У нас в Доме Искусств на кухне около 15 человек прислуги – и ни одного вора, ни одной воровки! Поразительно. Я слежу за ними пристально – и восхищаюсь, как они идиллически честны! Это аристократия нашего простонародия. Если Россия в такие годы могла дать столько честных, милых, кротких людей – Россия не погибла. Или взять хотя бы нашу Женю, милую нашу служанку, которая отдает нашей семье всю себя! Но где найти 15 честных интеллигентных людей? Я еще не видел в эту эпоху ни одного.
Читая «Анну Каренину», я вдруг почувствовал, что это – уже старинный роман. Когда я читал его прежде, это был современный роман, а теперь это произведение древней культуры, – что Китти, Облонский, Левин и Ал. Ал. Каренин так же древни, как, напр., Посошков или князь Курбский. Теперь – в эпоху советских девиц, Балтфлота, комиссарш, милиционерш, кондукторш, – те формы ревности, любви, измены, брака, которые изображаются Толстым, кажутся допотопными. И то психологичничанье, то вниканье [в оригинале пропуск. – Е. Ч.].
Придумал сюжет продолжения своего «Крокодила». Такой: звери захватили город и зажили в нем на одних правах с людьми. Но люди затеяли свергнуть звериное иго.
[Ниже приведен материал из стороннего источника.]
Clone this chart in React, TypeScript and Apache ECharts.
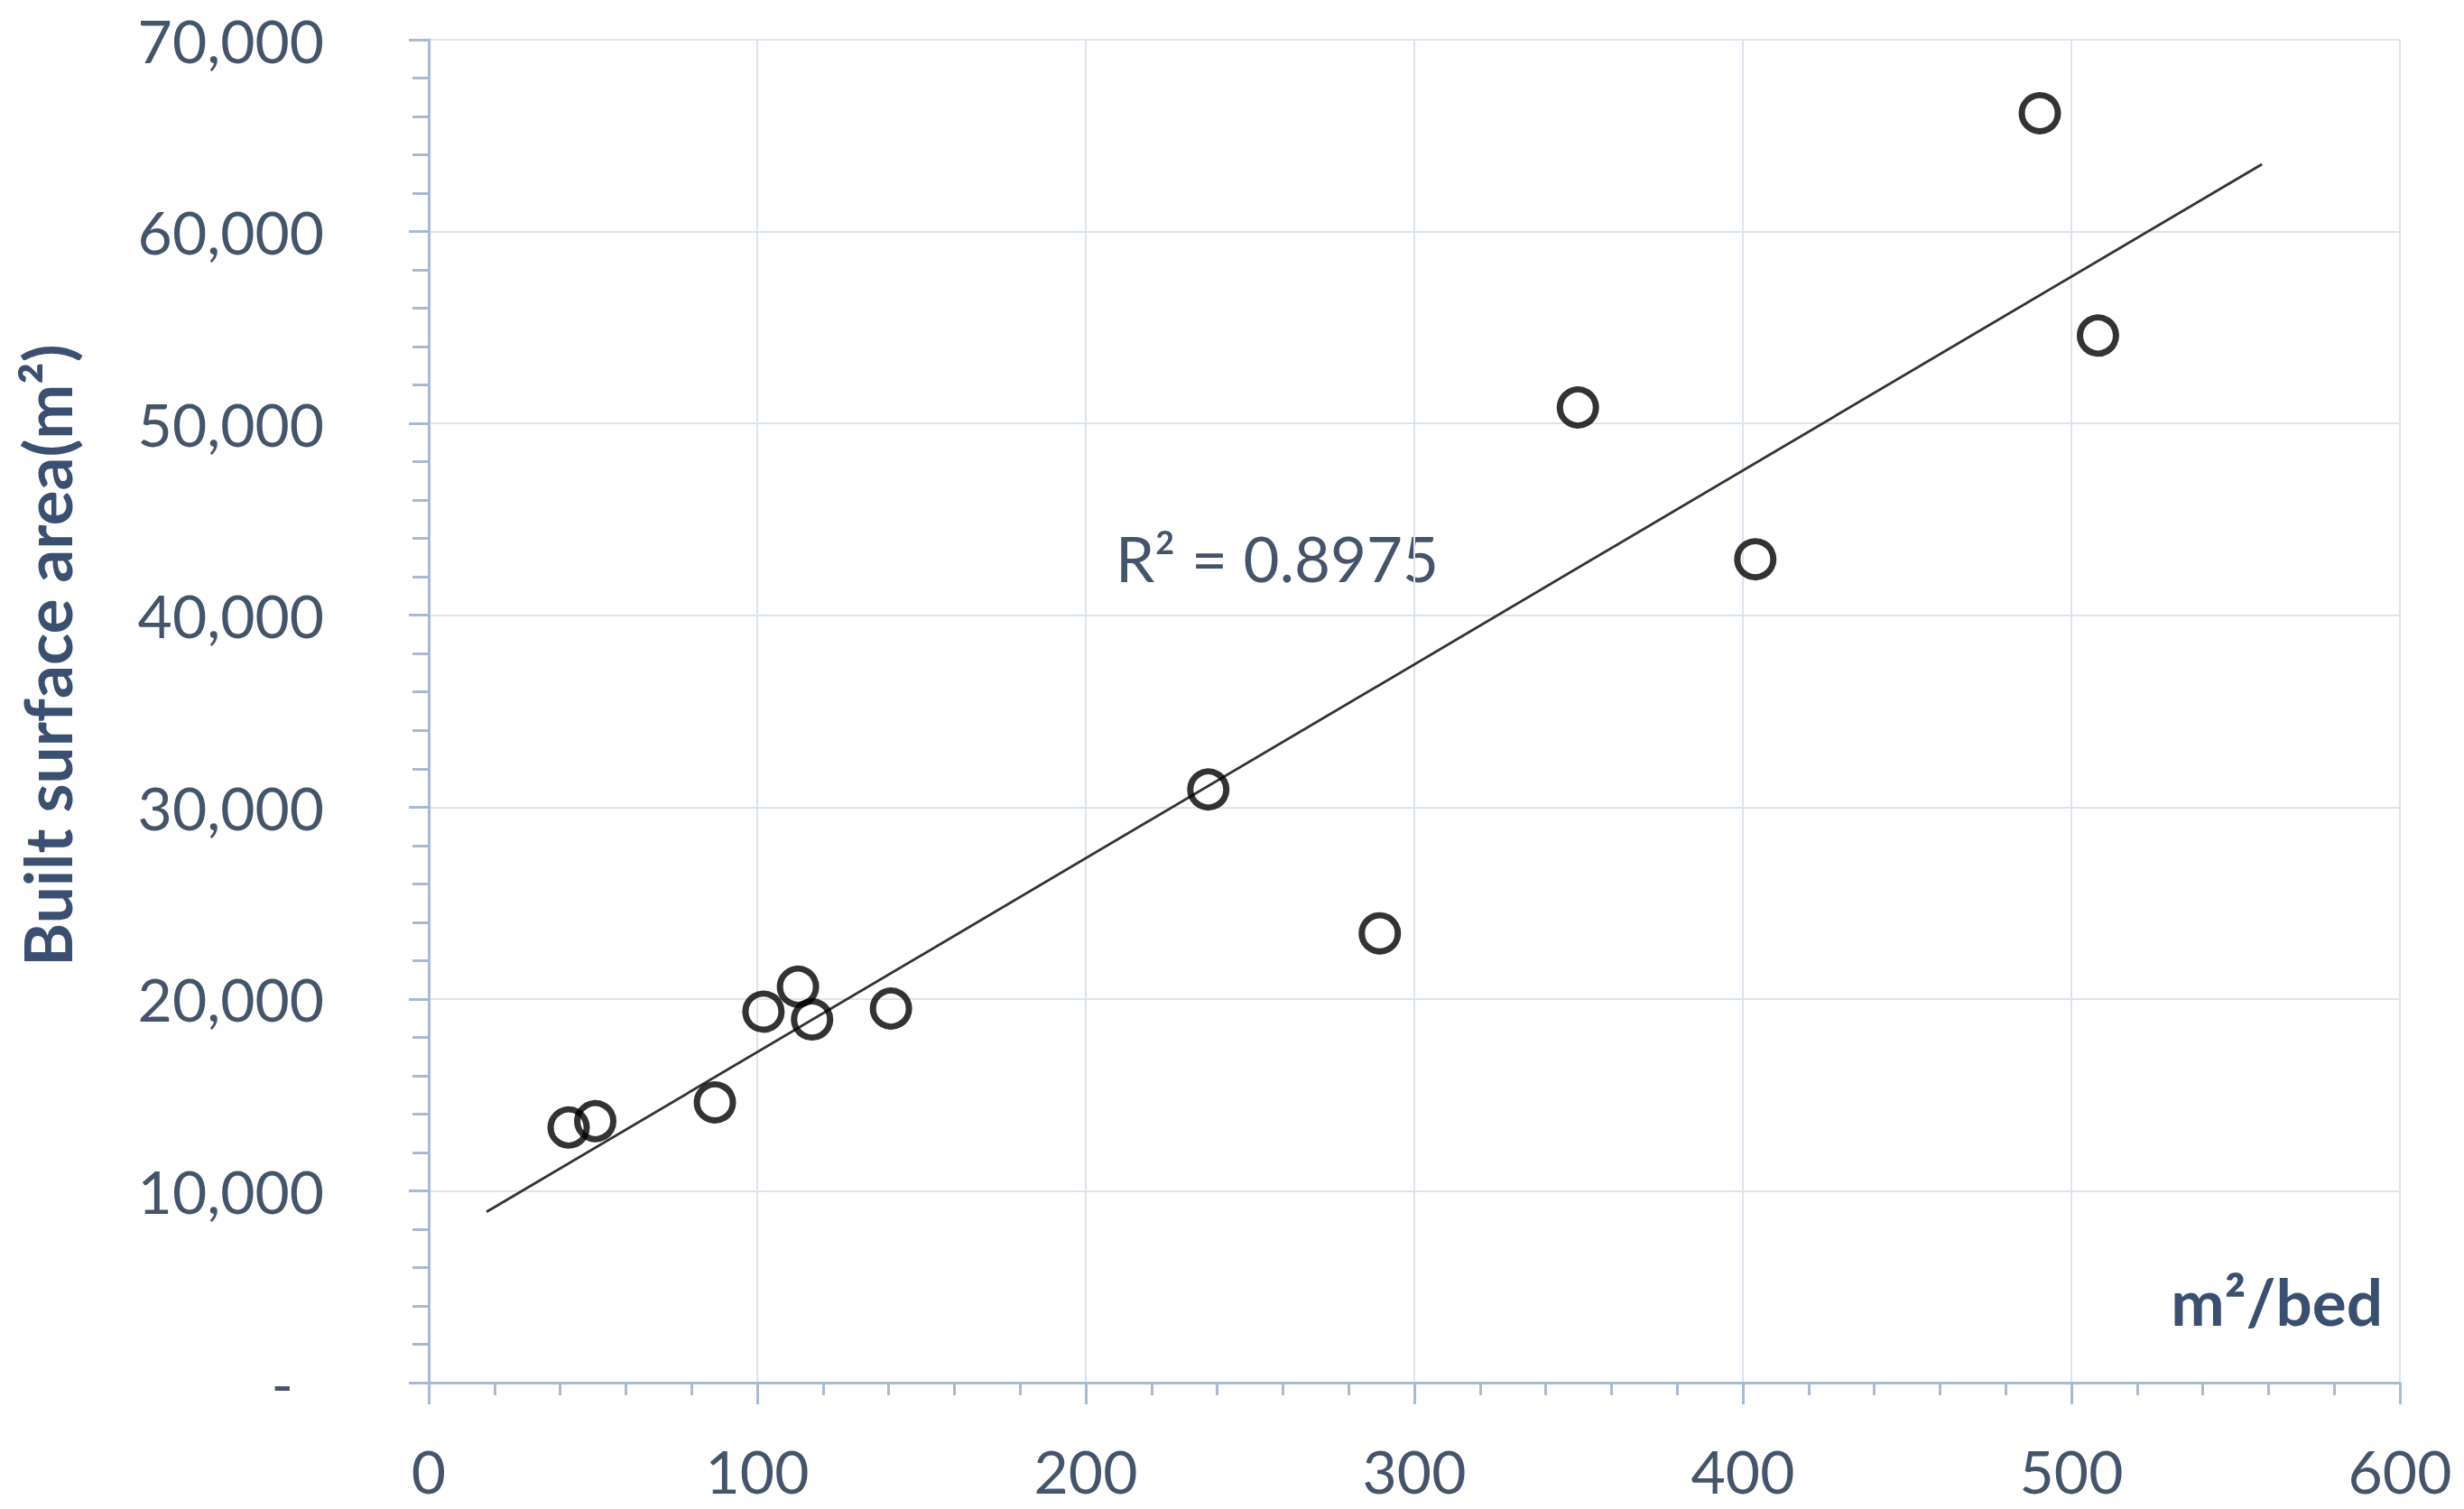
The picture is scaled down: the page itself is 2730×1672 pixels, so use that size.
import React, { useEffect, useRef } from "react";
import * as echarts from "echarts";

// m²/bed (x) and built surface area in m² (y)
const bedAreaValues = [42.6, 50.7, 87.1, 101.9, 112.4, 116.7, 140.7, 237.3, 289.5, 349.8, 403.8, 490.4, 508.1];
const surfaceAreaValues = [13300, 13630, 14610, 19340, 20640, 18930, 19500, 30920, 23420, 50830, 42920, 66170, 54580];
// trendline drawn from/to these x values (Excel forecast extents)
const trendFrom = 17.6;
const trendTo = 558;
const rSquaredText = "R\u00B2 = 0.8975";
const xAxisTitle = "m\u00B2/bed";
const yAxisTitle = "Built surface area(m\u00B2)";
const xMin = 0, xMax = 600, xStep = 100;
const yMin = 0, yMax = 70000, yStep = 10000;

const TEXT = "#44546A";
const TITLE = "#3B5070";
const AXIS = "#A9BBD3";
const GRID = "#DDE4EE";
const FONT = "Lato, 'Open Sans', sans-serif";

function linearFit(xs: number[], ys: number[]) {
  const n = xs.length;
  const mx = xs.reduce((a, b) => a + b, 0) / n;
  const my = ys.reduce((a, b) => a + b, 0) / n;
  let sxy = 0, sxx = 0;
  for (let i = 0; i < n; i++) {
    sxy += (xs[i] - mx) * (ys[i] - my);
    sxx += (xs[i] - mx) ** 2;
  }
  const slope = sxy / sxx;
  return { slope, intercept: my - slope * mx };
}

export default function App() {
  const ref = useRef<HTMLDivElement>(null);
  useEffect(() => {
    if (!ref.current) return;
    const chart = echarts.init(ref.current, undefined, { renderer: "svg" });
    const fit = linearFit(bedAreaValues, surfaceAreaValues);
    const points = bedAreaValues.map((x, i) => [x, surfaceAreaValues[i]]);
    const trend = [trendFrom, trendTo].map((x) => [x, fit.intercept + fit.slope * x]);

    chart.setOption({
      animation: false,
      backgroundColor: "#ffffff",
      grid: { left: 475, right: 71, top: 44, bottom: 140, containLabel: false },
      xAxis: {
        type: "value",
        min: xMin,
        max: xMax,
        interval: xStep,
        axisLine: { show: true, lineStyle: { color: AXIS, width: 3 } },
        axisTick: { show: true, inside: false, length: 24, lineStyle: { color: AXIS, width: 3 } },
        minorTick: { show: true, splitNumber: 5, length: 14, lineStyle: { color: AXIS, width: 3 } },
        splitLine: { show: true, lineStyle: { color: GRID, width: 2 } },
        axisLabel: { color: TEXT, fontFamily: FONT, fontSize: 66, lineHeight: 66, margin: 64 },
      },
      yAxis: {
        type: "value",
        min: yMin,
        max: yMax,
        interval: yStep,
        axisLine: { show: true, lineStyle: { color: AXIS, width: 3 } },
        axisTick: { show: true, inside: false, length: 22, lineStyle: { color: AXIS, width: 3 } },
        minorTick: { show: true, splitNumber: 5, length: 18, lineStyle: { color: AXIS, width: 3 } },
        splitLine: { show: true, lineStyle: { color: GRID, width: 2 } },
        axisLabel: {
          color: TEXT,
          fontFamily: FONT,
          fontSize: 66,
          lineHeight: 66,
          margin: 116,
          formatter: (v: number) => (v === 0 ? "{dash|-}" : v.toLocaleString("en-US")),
          rich: {
            dash: { color: TEXT, fontFamily: FONT, fontSize: 66, lineHeight: 66, padding: [0, 34, 0, 0] },
          },
        },
      },
      series: [
        {
          type: "line",
          data: trend,
          symbol: "none",
          silent: true,
          z: 2,
          lineStyle: { color: "#333333", width: 2.8 },
        },
        {
          type: "scatter",
          data: points,
          symbol: "circle",
          symbolSize: 40,
          z: 3,
          itemStyle: { color: "rgba(0,0,0,0)", borderColor: "#000000", borderWidth: 7 },
        },
      ],
      graphic: [
        {
          type: "text",
          x: 1236,
          y: 618,
          style: {
            text: rSquaredText,
            fill: TEXT,
            font: `69px ${FONT}`,
            textAlign: "left",
            textVerticalAlign: "middle",
          },
        },
        {
          type: "text",
          x: 2640,
          y: 1441,
          style: {
            text: xAxisTitle,
            fill: TITLE,
            font: `bold 71px ${FONT}`,
            textAlign: "right",
            textVerticalAlign: "middle",
          },
        },
        {
          type: "text",
          x: 52,
          y: 726,
          rotation: Math.PI / 2,
          style: {
            text: yAxisTitle,
            fill: TITLE,
            font: `bold 73px ${FONT}`,
            textAlign: "center",
            textVerticalAlign: "middle",
          },
        },
      ],
    });
    return () => chart.dispose();
  }, []);
  return (
    <div
      ref={ref}
      style={{ position: "fixed", left: 0, top: 0, width: 2730, height: 1672, background: "#fff" }}
    />
  );
}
И кончилось тем, что звери посадили всех людей в клетку, и теперь люди – в Зоологическом саду – а звери ходят и щекочут их тросточками. Ваня Васильчиков спасает их.
Июль. Жара. Ермоловская*. Наташа Жуховецкая (6 лет) говорит:
– Пшеница – жена, а пшено – ее муж!
Вспоминаю, как недавно я брился в парикмахерской на Морской, а парикмахер, бреющий другого клиента, рассказывал, как его знакомый поймал на Фонтанке – вот такую щуку – фунтов 10. Мой парикмахер и обиделся, и вознегодовал: – Вот такую щуку! На удочку! Из Фонтанки! – Бросил меня брить, подошел вплотную к тому парикмахеру – и стал издеваться над ним. Тот солидно клялся и божился – и говорил: «Что вы ко мне пристаете?» – а оба клиента сидели с намыленными щеками и целая очередь небритых мужчин ждала. Такова революция.
Октябрь 1920. Только что вернувшись из Москвы, Горький разбирал бумаги на столе и нашел телеграмму:
«Максиму Горькому. Сейчас у меня украли на станции Киляево две пары брюк и 16 000 рублей денег».
Подписано именем, Горькому неизвестным.
_______________
Когда встречали Wells’a, Горький не ответил на поклон Пунина – не ответил сознательно. Когда же я сказал ему: зачем вы не ответили Пунину? – он пошел, разыскал Пунина и поздоровался.
_______________
Амфитеатров – человек дешевый и пошлый. Двадцать лет был нововременцем. Перекинулся в радикальный лагерь – написал несчастных Обмановых (тусклую сатиру на царя, в духе Щедрина) – и был со всем комфортом сослан на короткое время в Минусинск*. С тех пор разыгрывает из себя политического мученика. «Когда я был сослан»… «Когда я сидел в тюрьме»… «В бытность мою в Сибири». Чуть не ежедневно писал он о своих политических страданиях – во всех газетных фельетонах. Спекулировал на Минусинске, как мог.
_______________
Нужно возможно скорее найти себе тему. В сотый раз я берусь писать о Блоке – и падаю под неудачей. «Блок» требует уединенной души. «Анну Ахматову и Маяковского»* я мог написать только потому, что заболел дизентерией. У меня оказался не то что досуг, но уединенный досуг.
______________
Замятин беседовал с Уэльсом о социализме. Уэльс был против общей собственности, Горький защищал ее. – А зубные щетки у вас тоже будут общие? – спросил Уэльс.
_______________
Когда я только что «возник» в Петербурге, я был очень молод. Моя молодость скоро всем надоела. «Чуковский скоро празднует 25-летие своего 17-летия», – говорил Куприн.